MEDIUM Sensitive dotfiles accessed during installation -35

Multiple sensitive dotfiles were read during the install process including .profile, .bashrc (multiple times), and .openclaw/openclaw.json. While likely caused by the openclaw runtime rather than the skill itself, this indicates the installation context has broad filesystem access to user configuration files.

MEDIUM Fire-and-forget pattern with session callbacks -20

The skill's recommended usage pattern uses notify_session_key='agent:main:main' with fire-and-forget semantics. The agent sends a request and waits for a callback notification. This pattern could be exploited if the cellcog API or daemon is compromised — the callback could deliver malicious instructions or manipulated image URLs that the agent would process without verification.

LOW Supply chain attack vector via dependency chain -25

image-cog is a documentation-only skill that delegates all execution to cellcog. An attacker could publish image-cog as a benign skill to accumulate installs, then later update cellcog with malicious functionality. Users who installed image-cog would automatically inherit the compromised cellcog behavior.

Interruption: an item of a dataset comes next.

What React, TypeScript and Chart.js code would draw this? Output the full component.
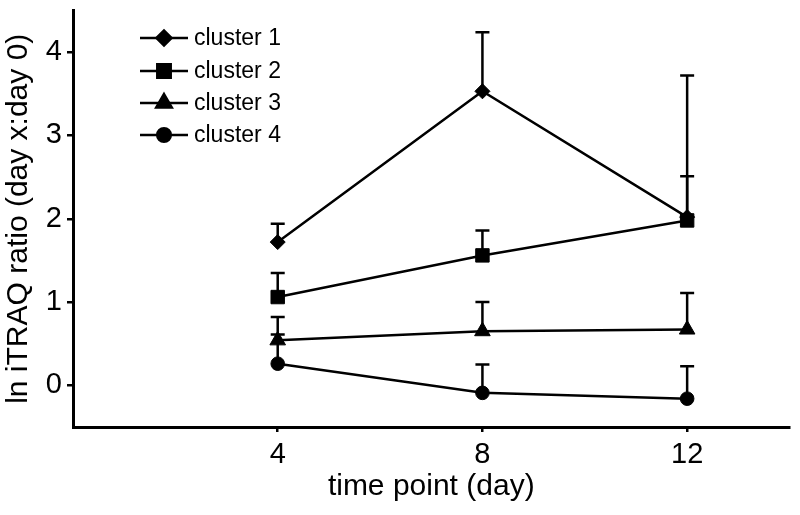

INFO No executable code in skill package 0

The skill contains only SKILL.md (documentation), _meta.json, and origin.json. No JavaScript, Python, shell scripts, or other executable files are present. No package.json, no install scripts, no git hooks. All /tmp/jiti files are runtime transpilation artifacts from the openclaw framework.

INFO All honeypot files intact 0

No canary files (fake .env, SSH keys, AWS credentials) were modified or accessed by the skill itself. The credential access observed was from the openclaw runtime, not targeted honeypot harvesting.